**GIVEN TASK**
Go through the listing below and gather every line with the word "that".

* start *

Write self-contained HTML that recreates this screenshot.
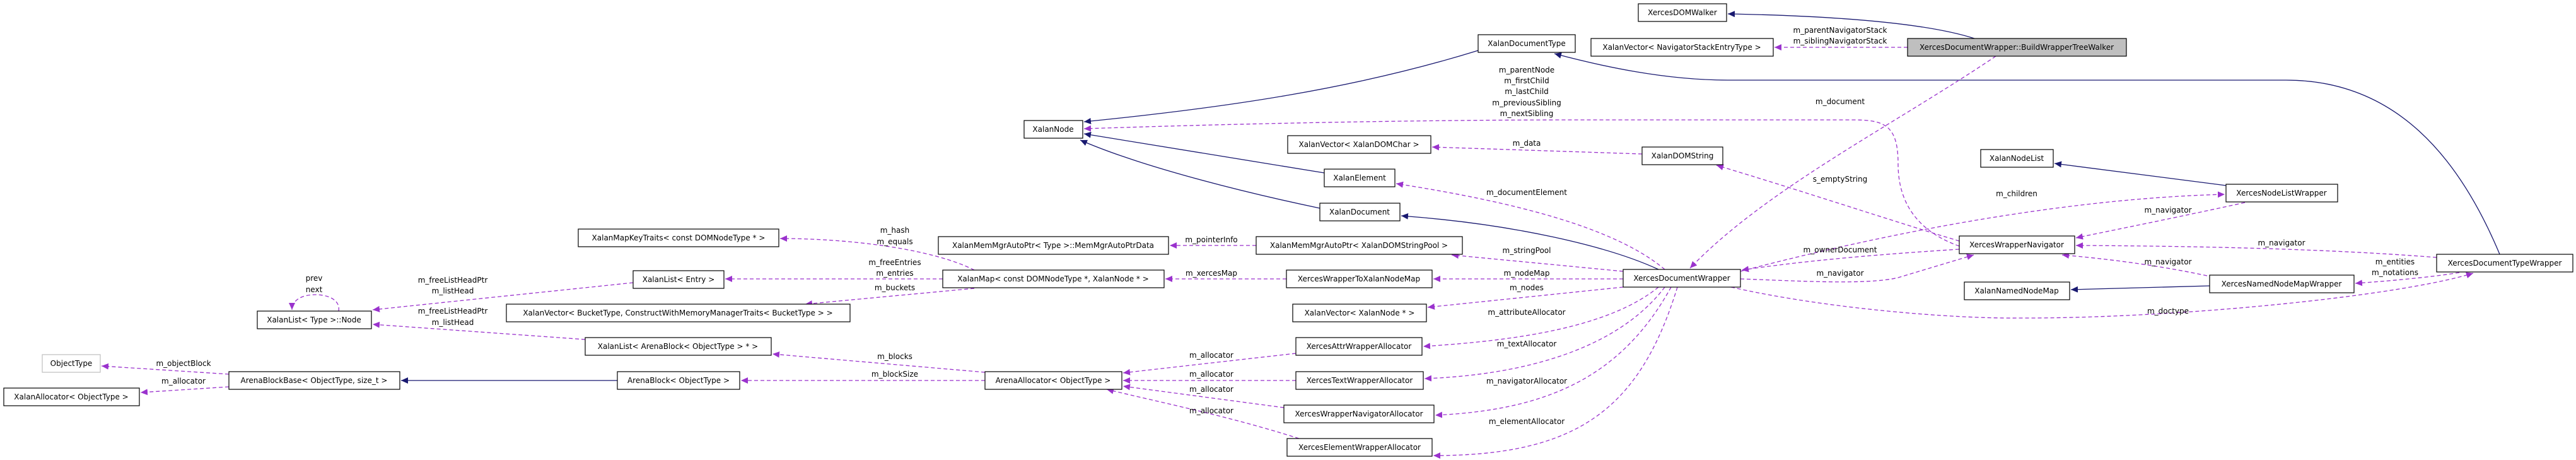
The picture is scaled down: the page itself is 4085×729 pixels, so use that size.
<!DOCTYPE html>
<html><head><meta charset="utf-8"><style>
html,body{margin:0;padding:0;background:#fff;}
svg{display:block;font-family:"DejaVu Sans","Liberation Sans",sans-serif;font-size:12px;}
.b{fill:#fff;stroke:#000;stroke-width:1.2}
.s{fill:none;stroke:#191970;stroke-width:1.3}
.d{fill:none;stroke:#9a32cd;stroke-width:1.3;stroke-dasharray:6,4}
text{text-anchor:middle;fill:#000}
</style></head><body>
<svg width="4085" height="729" viewBox="0 0 4085 729" xmlns="http://www.w3.org/2000/svg">
<defs>
<marker id="an" markerUnits="userSpaceOnUse" markerWidth="12" markerHeight="10" refX="11" refY="5" orient="auto"><path d="M0,0 L11,5 L0,10 z" fill="#191970"/></marker>
<marker id="ap" markerUnits="userSpaceOnUse" markerWidth="12" markerHeight="10" refX="11" refY="5" orient="auto"><path d="M0,0 L11,5 L0,10 z" fill="#9a32cd"/></marker>
</defs>

<!-- solid edges -->
<g class="s" marker-end="url(#an)">
<path class="s" marker-end="url(#an)" d="M2344,80 C2150,140 1950,170 1719,193"/>
<path class="s" marker-end="url(#an)" d="M2100,274 L1719,212"/>
<path class="s" marker-end="url(#an)" d="M2093,330 C1950,300 1800,260 1713,222"/>
<path class="s" marker-end="url(#an)" d="M2630,427 C2550,390 2400,355 2222,342"/>
<path class="s" marker-end="url(#an)" d="M3131,61 C3050,35 2900,25 2740,22"/>
<path class="s" marker-end="url(#an)" d="M3964,403 C3900,250 3800,127 3625,127 L2740,127 C2640,127 2540,105 2465,85"/>
<path class="s" marker-end="url(#an)" d="M3530,294 L3258,259"/>
<path class="s" marker-end="url(#an)" d="M3504,453 L3284,459"/>
<path class="s" marker-end="url(#an)" d="M979,603 L636,603"/>
</g>

<!-- dashed edges -->
<g>
<path class="d" marker-end="url(#ap)" d="M3025,75 L2814,75"/>
<path class="d" marker-end="url(#ap)" d="M3165,89 C3000,200 2800,300 2680,425"/>
<path class="d" marker-end="url(#ap)" d="M3107,390 C3050,370 3010,330 3010,260 C3010,200 2990,190 2940,190 L2500,190 C2200,190 1900,198 1719,204"/>
<path class="d" marker-end="url(#ap)" d="M2604,244 L2271,233"/>
<path class="d" marker-end="url(#ap)" d="M2640,427 C2560,360 2400,320 2214,291"/>
<path class="d" marker-end="url(#ap)" d="M3107,382 C3000,350 2850,300 2722,262"/>
<path class="d" marker-end="url(#ap)" d="M3107,395 C2950,405 2850,415 2762,428"/>
<path class="d" marker-end="url(#ap)" d="M2760,442 C2850,445 2960,452 3010,440 C3060,425 3110,410 3130,404"/>
<path class="d" marker-end="url(#ap)" d="M2760,430 C2950,380 3250,315 3528,308"/>
<path class="d" marker-end="url(#ap)" d="M3560,321 C3450,345 3350,365 3292,377"/>
<path class="d" marker-end="url(#ap)" d="M3864,408 C3700,395 3500,390 3292,389"/>
<path class="d" marker-end="url(#ap)" d="M3500,437 C3420,420 3340,410 3270,404"/>
<path class="d" marker-end="url(#ap)" d="M3900,432 C3850,440 3780,446 3735,449"/>
<path class="d" marker-end="url(#ap)" d="M2745,455 C2900,490 3100,505 3200,504 C3450,505 3800,470 3922,433"/>
<path class="d" marker-end="url(#ap)" d="M2574,430 L2302,404"/>
<path class="d" marker-end="url(#ap)" d="M2574,442 L2273,442"/>
<path class="d" marker-end="url(#ap)" d="M2574,455 L2264,487"/>
<path class="d" marker-end="url(#ap)" d="M2630,455 C2550,520 2400,540 2257,549"/>
<path class="d" marker-end="url(#ap)" d="M2640,455 C2560,560 2400,595 2259,600"/>
<path class="d" marker-end="url(#ap)" d="M2650,455 C2570,600 2450,650 2276,658"/>
<path class="d" marker-end="url(#ap)" d="M2660,455 C2600,650 2500,722 2273,722"/>
<path class="d" marker-end="url(#ap)" d="M2055,560 L1781,591"/>
<path class="d" marker-end="url(#ap)" d="M2055,603 L1781,603"/>
<path class="d" marker-end="url(#ap)" d="M2036,646 L1781,612"/>
<path class="d" marker-end="url(#ap)" d="M2060,695 C1950,660 1850,640 1755,617"/>
<path class="d" marker-end="url(#ap)" d="M2040,442 L1848,442"/>
<path class="d" marker-end="url(#ap)" d="M1992,389 L1855,389"/>
<path class="d" marker-end="url(#ap)" d="M1545,428 C1480,395 1350,378 1237,378"/>
<path class="d" marker-end="url(#ap)" d="M1495,442 L1150,442"/>
<path class="d" marker-end="url(#ap)" d="M1545,457 L1277,482"/>
<path class="d" marker-end="url(#ap)" d="M1562,590 L1225,561"/>
<path class="d" marker-end="url(#ap)" d="M1562,603 L1175,603"/>
<path class="d" marker-end="url(#ap)" d="M363,593 L161,580"/>
<path class="d" marker-end="url(#ap)" d="M363,613 L223,622"/>
<path class="d" marker-end="url(#ap)" d="M1004,448 L591,491"/>
<path class="d" marker-end="url(#ap)" d="M928,538 L591,514"/>
<path class="d" marker-end="url(#ap)" d="M537,493 C540,475 520,467 500,467 C480,467 463,475 463,491"/>
</g>

<!-- boxes -->
<g>
<rect class="b" x="2598" y="6" width="140" height="28"/><text x="2668" y="24">XercesDOMWalker</text>
<rect class="b" x="2344" y="55" width="154" height="28"/><text x="2421" y="73">XalanDocumentType</text>
<rect class="b" x="2523" y="61" width="289" height="28"/><text x="2667" y="79">XalanVector&lt; NavigatorStackEntryType &gt;</text>
<rect x="3025" y="61" width="347" height="28" fill="#bfbfbf" stroke="#000" stroke-width="1.2"/><text x="3198" y="79">XercesDocumentWrapper::BuildWrapperTreeWalker</text>
<rect class="b" x="1624" y="191" width="93" height="28"/><text x="1670" y="209">XalanNode</text>
<rect class="b" x="2042" y="215" width="227" height="28"/><text x="2155" y="233">XalanVector&lt; XalanDOMChar &gt;</text>
<rect class="b" x="2604" y="233" width="128" height="28"/><text x="2668" y="251">XalanDOMString</text>
<rect class="b" x="2100" y="268" width="112" height="28"/><text x="2156" y="286">XalanElement</text>
<rect class="b" x="2093" y="322" width="127" height="28"/><text x="2156" y="340">XalanDocument</text>
<rect class="b" x="3141" y="237" width="115" height="28"/><text x="3198" y="255">XalanNodeList</text>
<rect class="b" x="3530" y="292" width="177" height="28"/><text x="3618" y="310">XercesNodeListWrapper</text>
<rect class="b" x="917" y="363" width="318" height="28"/><text x="1076" y="381">XalanMapKeyTraits&lt; const DOMNodeType * &gt;</text>
<rect class="b" x="1488" y="375" width="365" height="28"/><text x="1670" y="393">XalanMemMgrAutoPtr&lt; Type &gt;::MemMgrAutoPtrData</text>
<rect class="b" x="1992" y="375" width="327" height="28"/><text x="2155" y="393">XalanMemMgrAutoPtr&lt; XalanDOMStringPool &gt;</text>
<rect class="b" x="3107" y="374" width="183" height="28"/><text x="3198" y="392">XercesWrapperNavigator</text>
<rect class="b" x="3864" y="403" width="216" height="28"/><text x="3972" y="421">XercesDocumentTypeWrapper</text>
<rect class="b" x="2574" y="427" width="186" height="28"/><text x="2667" y="445">XercesDocumentWrapper</text>
<rect class="b" x="1004" y="429" width="144" height="28"/><text x="1076" y="447">XalanList&lt; Entry &gt;</text>
<rect class="b" x="1495" y="428" width="351" height="28"/><text x="1670" y="446">XalanMap&lt; const DOMNodeType *, XalanNode * &gt;</text>
<rect class="b" x="2040" y="428" width="231" height="28"/><text x="2155" y="446">XercesWrapperToXalanNodeMap</text>
<rect class="b" x="3504" y="436" width="229" height="28"/><text x="3618" y="454">XercesNamedNodeMapWrapper</text>
<rect class="b" x="3115" y="447" width="167" height="28"/><text x="3198" y="465">XalanNamedNodeMap</text>
<rect class="b" x="803" y="482" width="545" height="28"/><text x="1075" y="500">XalanVector&lt; BucketType, ConstructWithMemoryManagerTraits&lt; BucketType &gt; &gt;</text>
<rect class="b" x="2050" y="482" width="212" height="28"/><text x="2156" y="500">XalanVector&lt; XalanNode * &gt;</text>
<rect class="b" x="408" y="493" width="181" height="28"/><text x="498" y="511">XalanList&lt; Type &gt;::Node</text>
<rect class="b" x="928" y="535" width="295" height="28"/><text x="1075" y="553">XalanList&lt; ArenaBlock&lt; ObjectType &gt; * &gt;</text>
<rect class="b" x="2055" y="535" width="200" height="28"/><text x="2155" y="553">XercesAttrWrapperAllocator</text>
<rect x="67" y="562" width="92" height="28" fill="#fff" stroke="#bfbfbf" stroke-width="1.2"/><text x="113" y="580">ObjectType</text>
<rect class="b" x="363" y="589" width="271" height="28"/><text x="498" y="607">ArenaBlockBase&lt; ObjectType, size_t &gt;</text>
<rect class="b" x="979" y="589" width="194" height="28"/><text x="1076" y="607">ArenaBlock&lt; ObjectType &gt;</text>
<rect class="b" x="1562" y="589" width="217" height="28"/><text x="1670" y="607">ArenaAllocator&lt; ObjectType &gt;</text>
<rect class="b" x="2055" y="589" width="202" height="28"/><text x="2156" y="607">XercesTextWrapperAllocator</text>
<rect class="b" x="6" y="615" width="215" height="28"/><text x="113" y="633">XalanAllocator&lt; ObjectType &gt;</text>
<rect class="b" x="2036" y="642" width="238" height="28"/><text x="2155" y="660">XercesWrapperNavigatorAllocator</text>
<rect class="b" x="2041" y="695" width="230" height="28"/><text x="2156" y="713">XercesElementWrapperAllocator</text>
</g>

<!-- labels -->
<g>
<text x="2918" y="52">m_parentNavigatorStack</text>
<text x="2918" y="69">m_siblingNavigatorStack</text>
<text x="2421" y="115">m_parentNode</text>
<text x="2421" y="132">m_firstChild</text>
<text x="2421" y="149">m_lastChild</text>
<text x="2421" y="167">m_previousSibling</text>
<text x="2421" y="184">m_nextSibling</text>
<text x="2918" y="165">m_document</text>
<text x="2421" y="231">m_data</text>
<text x="2918" y="288">s_emptyString</text>
<text x="2421" y="309">m_documentElement</text>
<text x="3198" y="311">m_children</text>
<text x="3438" y="337">m_navigator</text>
<text x="1419" y="369">m_hash</text>
<text x="1419" y="387">m_equals</text>
<text x="1921" y="384">m_pointerInfo</text>
<text x="2421" y="401">m_stringPool</text>
<text x="2918" y="400">m_ownerDocument</text>
<text x="3618" y="389">m_navigator</text>
<text x="3438" y="419">m_navigator</text>
<text x="3798" y="419">m_entities</text>
<text x="3798" y="436">m_notations</text>
<text x="1419" y="420">m_freeEntries</text>
<text x="1419" y="437">m_entries</text>
<text x="1419" y="460">m_buckets</text>
<text x="1921" y="437">m_xercesMap</text>
<text x="2421" y="437">m_nodeMap</text>
<text x="2918" y="437">m_navigator</text>
<text x="2421" y="460">m_nodes</text>
<text x="498" y="445">prev</text>
<text x="498" y="463">next</text>
<text x="718" y="448">m_freeListHeadPtr</text>
<text x="718" y="465">m_listHead</text>
<text x="718" y="497">m_freeListHeadPtr</text>
<text x="718" y="515">m_listHead</text>
<text x="3438" y="497">m_doctype</text>
<text x="2421" y="499">m_attributeAllocator</text>
<text x="2421" y="549">m_textAllocator</text>
<text x="2421" y="608">m_navigatorAllocator</text>
<text x="2421" y="672">m_elementAllocator</text>
<text x="1419" y="569">m_blocks</text>
<text x="1419" y="597">m_blockSize</text>
<text x="1921" y="567">m_allocator</text>
<text x="1921" y="597">m_allocator</text>
<text x="1921" y="621">m_allocator</text>
<text x="1921" y="655">m_allocator</text>
<text x="291" y="580">m_objectBlock</text>
<text x="291" y="608">m_allocator</text>
</g>
</svg>
</body></html>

* end *

**SOLUTION TO THIS PROBLEM**
Write self-contained HTML that recreates this screenshot.
The picture is scaled down: the page itself is 4085×729 pixels, so use that size.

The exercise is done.